Though as you finally get more shooter gameplay than gimmicks, the appeal of the game starts to shine through. You finally get a chance to immerse yourself into the combat and have fun going from classic World War 2 setpiece to classic World War 2 setpiece as you do your part in breaking down the Nazi regime. Overall the campaign varies between boring you with too many cutscenes and being genuinely entertaining when it gives you time to really get into the World War 2 combat.
The shooting is decent for VR, though it brings no real innovations. When you get more combat to chew on, then the occasional gimmick, like a metal detector you use to tip toe through a field of land mines, is more welcome as it serves as a break from the combat, rather than an infuriating obstacle.

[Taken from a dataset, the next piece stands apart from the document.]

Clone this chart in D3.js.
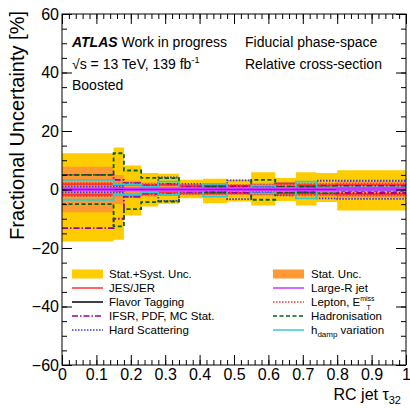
<!DOCTYPE html>
<html><head><meta charset="utf-8">
<script src="https://cdn.jsdelivr.net/npm/d3@7"></script>
<style>body{margin:0;background:#fff} text{font-family:"Liberation Sans",Arial,Helvetica,sans-serif}</style>
</head><body><svg id="c" width="410" height="408"></svg>
<script>
const binEdges = [0, 0.15, 0.18, 0.23, 0.28, 0.34, 0.41, 0.48, 0.55, 0.62, 0.68, 0.74, 0.80, 1.0];
const totalUp   = [12.4, 14.4, 8.2, 5.6, 5.4, 3.3, 3.7, 3.3, 5.9, 3.9, 5.9, 5.6, 6.6];
const totalDown = [-17.8, -17.2, -8.9, -5.8, -4.9, -3.0, -4.7, -4.1, -5.5, -3.9, -5.5, -4.3, -7.2];
const statUp    = [7.8, 5.0, 3.0, 2.4, 2.2, 1.6, 1.9, 1.8, 2.3, 2.0, 2.4, 2.4, 2.8];
const statDown  = [-7.8, -5.0, -3.0, -2.4, -2.2, -1.6, -1.9, -1.8, -2.3, -2.0, -2.4, -2.4, -2.8];
const jesUp     = [1.8, 1.5, 1.6, 1.4, 1.6, 1.2, 1.3, 1.2, 1.3, 2.1, 1.5, 1.4, 1.6];
const jesDown   = [-1.8, -1.8, -1.8, -1.3, -1.0, -1.3, -1.3, -1.2, -1.3, -1.3, -1.4, -1.4, -1.6];
const largeRUp  = [0.4, 0.5, 0.4, 0.4, 0.4, 0.4, 0.4, 0.4, 0.4, 0.4, 0.4, 0.4, 0.5];
const largeRDown= [-0.3, -0.5, -0.3, -0.3, -0.3, -0.3, -0.3, -0.3, -0.3, -0.3, -0.3, -0.3, -0.1];
const flavUp    = [0.2, 0.3, 0.2, 0.2, 0.2, 0.2, 0.2, 0.2, 0.2, 0.2, 0.2, 0.2, 0.2];
const flavDown  = [-0.2, -0.3, -0.2, -0.2, -0.2, -0.2, -0.2, -0.2, -0.2, -0.2, -0.2, -0.2, -0.2];
const lepUp     = [2.2, 2.0, 2.0, 1.8, 1.8, 1.5, 1.6, 1.5, 1.6, 1.8, 1.8, 1.8, 2.0];
const lepDown   = [-2.2, -2.0, -2.0, -1.8, -1.8, -1.5, -1.6, -1.5, -1.6, -1.8, -1.8, -1.8, -2.0];
const ifsrUp    = [5.0, 3.3, 2.2, 1.5, 1.9, 0.8, 1.0, 1.2, 1.2, 1.0, 1.0, 1.3, 1.2];
const ifsrDown  = [-13.2, -10.0, -2.4, -1.5, -1.5, -0.8, -1.0, -1.2, -1.2, -1.0, -1.0, -1.3, -1.2];
const hadUp     = [5.0, 12.4, 6.5, 4.0, 3.9, 0.5, 1.0, 0.5, 3.3, 1.0, 1.0, 0.8, 0.5];
const hadDown   = [-5.0, -12.6, -6.7, -4.3, -4.1, -0.5, -1.0, -0.5, -3.5, -1.0, -1.0, -0.8, -0.5];
const hsUp      = [1.0, 1.0, 2.2, 1.2, 4.1, 1.9, 1.0, 3.1, 1.0, 2.0, 1.0, 3.0, 3.0];
const hsDown    = [-1.0, -1.0, -2.4, -1.2, -3.9, -1.3, -1.0, -3.3, -1.0, -2.0, -1.0, -3.0, -3.2];
const hdampUp   = [3.3, 1.8, 1.7, 1.0, 2.7, 0.5, 1.9, 0.5, 1.3, 0.5, 2.7, 0.6, 0.7];
const hdampDown = [-3.5, -1.8, -1.8, -1.0, -1.8, -0.5, -2.4, -0.5, -1.3, -0.5, -3.0, -0.6, -0.3];
const xTicks = [0, 0.1, 0.2, 0.3, 0.4, 0.5, 0.6, 0.7, 0.8, 0.9, 1];
const yTicks = [-60, -40, -20, 0, 20, 40, 60];

const svg = d3.select("#c");
const L = 62, R = 406, T = 14, B = 365;
const x = d3.scaleLinear().domain([0, 1]).range([L, R]);
const y = d3.scaleLinear().domain([-60, 60]).range([B, T]);

function pts(v) {
  const p = v.map((d, i) => [binEdges[i], d]);
  p.push([binEdges[binEdges.length - 1], v[v.length - 1]]);
  return p;
}
function bandPts(lo, hi) {
  const p = lo.map((d, i) => [binEdges[i], d, hi[i]]);
  p.push([binEdges[binEdges.length - 1], lo[lo.length - 1], hi[hi.length - 1]]);
  return p;
}
const area = d3.area().curve(d3.curveStepAfter)
  .x(d => x(d[0])).y0(d => y(d[1])).y1(d => y(d[2]));
const line = d3.line().curve(d3.curveStepAfter).x(d => x(d[0])).y(d => y(d[1]));

const g = svg.append("g");
g.append("path").attr("d", area(bandPts(totalDown, totalUp))).attr("fill", "#FFCC00");
g.append("path").attr("d", area(bandPts(statDown, statUp))).attr("fill", "#FF9933");

const series = [
  {up: jesUp, dn: jesDown, color: "#FF3333", dash: null},
  {up: flavUp, dn: flavDown, color: "#000000", dash: null},
  {up: ifsrUp, dn: ifsrDown, color: "#990099", dash: "6,2,1.5,2"},
  {up: hsUp, dn: hsDown, color: "#3333FF", dash: "1.5,1.5"},
  {up: lepUp, dn: lepDown, color: "#FF3333", dash: "1.5,1.5"},
  {up: hadUp, dn: hadDown, color: "#006600", dash: "4,2.5"},
  {up: hdampUp, dn: hdampDown, color: "#33CCCC", dash: null},
  {up: largeRUp, dn: largeRDown, color: "#CC33FF", dash: null}
];
series.forEach(s => {
  [s.up, s.dn].forEach(v => {
    g.append("path").attr("d", line(pts(v))).attr("fill", "none")
      .attr("stroke", s.color).attr("stroke-width", 1.8)
      .attr("stroke-dasharray", s.dash);
  });
});

// frame
svg.append("rect").attr("x", L).attr("y", T).attr("width", R - L).attr("height", B - T)
  .attr("fill", "none").attr("stroke", "#000").attr("stroke-width", 1);

// axes
const fmtX = d => d === 0 ? "0" : d === 1 ? "1" : d3.format(".1f")(d);
svg.append("g").attr("transform", `translate(0,${B})`)
  .call(d3.axisBottom(x).tickValues(xTicks).tickFormat(fmtX).tickSizeInner(-10).tickSizeOuter(0).tickPadding(4))
  .call(a => a.select(".domain").remove())
  .call(a => a.selectAll("text").attr("font-size", 16).attr("fill", "#000").attr("font-family", "Liberation Sans, Arial, sans-serif"));
svg.append("g").attr("transform", `translate(0,${B})`)
  .call(d3.axisBottom(x).ticks(50).tickFormat("").tickSizeInner(-5).tickSizeOuter(0))
  .call(a => a.select(".domain").remove());
svg.append("g").attr("transform", `translate(0,${T})`)
  .call(d3.axisTop(x).tickValues(xTicks).tickFormat("").tickSizeInner(-10).tickSizeOuter(0))
  .call(a => a.select(".domain").remove());
svg.append("g").attr("transform", `translate(0,${T})`)
  .call(d3.axisTop(x).ticks(50).tickFormat("").tickSizeInner(-5).tickSizeOuter(0))
  .call(a => a.select(".domain").remove());

svg.append("g").attr("transform", `translate(${L},0)`)
  .call(d3.axisLeft(y).tickValues(yTicks).tickSizeInner(-10).tickSizeOuter(0).tickPadding(3))
  .call(a => a.select(".domain").remove())
  .call(a => a.selectAll("text").attr("font-size", 16).attr("fill", "#000").attr("font-family", "Liberation Sans, Arial, sans-serif"));
svg.append("g").attr("transform", `translate(${L},0)`)
  .call(d3.axisLeft(y).ticks(24).tickFormat("").tickSizeInner(-5).tickSizeOuter(0))
  .call(a => a.select(".domain").remove());
svg.append("g").attr("transform", `translate(${R},0)`)
  .call(d3.axisRight(y).tickValues(yTicks).tickFormat("").tickSizeInner(-10).tickSizeOuter(0))
  .call(a => a.select(".domain").remove());
svg.append("g").attr("transform", `translate(${R},0)`)
  .call(d3.axisRight(y).ticks(24).tickFormat("").tickSizeInner(-5).tickSizeOuter(0))
  .call(a => a.select(".domain").remove());

// axis titles
svg.append("text").attr("transform", "translate(24,11) rotate(-90)")
  .attr("text-anchor", "end").attr("font-size", 20).text("Fractional Uncertainty [%]");
const xt = svg.append("text").attr("x", 401).attr("y", 400).attr("text-anchor", "end").attr("font-size", 16);
xt.append("tspan").text("RC jet τ");
xt.append("tspan").attr("font-size", 11).attr("dy", 4).text("32");

// labels
const t1 = svg.append("text").attr("x", 72).attr("y", 47).attr("font-size", 14);
t1.append("tspan").attr("font-weight", "bold").attr("font-style", "italic").text("ATLAS");
t1.append("tspan").text(" Work in progress");
svg.append("text").attr("x", 245).attr("y", 47).attr("font-size", 14).text("Fiducial phase-space");
const t2 = svg.append("text").attr("x", 72).attr("y", 69).attr("font-size", 14);
t2.append("tspan").text("√s = 13 TeV, 139 fb");
t2.append("tspan").attr("font-size", 9).attr("dy", -6).text("-1");
svg.append("text").attr("x", 245).attr("y", 69).attr("font-size", 14).text("Relative cross-section");
svg.append("text").attr("x", 72).attr("y", 90).attr("font-size", 14).text("Boosted");

// legend
const legLeft = [
  {label: "Stat.+Syst. Unc.", fill: "#FFCC00"},
  {label: "JES/JER", color: "#FF3333"},
  {label: "Flavor Tagging", color: "#000000"},
  {label: "IFSR, PDF, MC Stat.", color: "#990099", dash: "6,2,1.5,2"},
  {label: "Hard Scattering", color: "#3333FF", dash: "1.5,1.5"}
];
const legRight = [
  {label: "Stat. Unc.", fill: "#FF9933"},
  {label: "Large-R jet", color: "#CC33FF"},
  {label: "Lepton, E", color: "#FF3333", dash: "1.5,1.5", sup: "miss", sub: "T"},
  {label: "Hadronisation", color: "#006600", dash: "4,2.5"},
  {label: "h", color: "#33CCCC", sub2: "damp", tail: " variation"}
];
function drawLeg(items, sx, tx) {
  items.forEach((it, i) => {
    const cy = 274 + i * 14;
    if (it.fill) {
      svg.append("rect").attr("x", sx).attr("y", cy - 4.5).attr("width", 31).attr("height", 9).attr("fill", it.fill);
    } else {
      svg.append("line").attr("x1", sx).attr("x2", sx + 31).attr("y1", cy).attr("y2", cy)
        .attr("stroke", it.color).attr("stroke-width", 1.5).attr("stroke-dasharray", it.dash || null);
    }
    const t = svg.append("text").attr("x", tx).attr("y", cy + 4).attr("font-size", 11.5);
    t.append("tspan").text(it.label);
    if (it.sup) {
      t.append("tspan").attr("font-size", 7).attr("dy", -5).text(it.sup);
      t.append("tspan").attr("font-size", 7).attr("x", tx + 55.5).attr("dy", 9).text(it.sub);
    }
    if (it.sub2) {
      t.append("tspan").attr("font-size", 8).attr("dy", 3).text(it.sub2);
      t.append("tspan").attr("dy", -3).text(it.tail);
    }
  });
}
drawLeg(legLeft, 72, 109);
drawLeg(legRight, 273, 311);
</script></body></html>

Medal of Honor: Above and Beyond also has multiplayer. The modes consist of “Spawn, wander around, and shoot the first opponent you see.” The shooting itself is not well implemented either, a few weapons are clearly far better than all others, making the diversity of weapons non existent. After you get the hang of it you will just use two or three weapons, or get slaughtered by those who know better. There is nothing special that will hold your attention.
Overall Medal of Honor: Above and Beyond is not worth its high price for the small amount of decent gameplay there is to be found inside. I only recommend it if you are completely out of better VR shooters to play, or have such a love for the WW2 setting that you absolutely must get more of it in Virtual Reality. This game would have been a huge hit in the 2000s, but now feels outdated and boring.
Well there you have it, the 3 Best WW2 games on the Oculus Quest 2.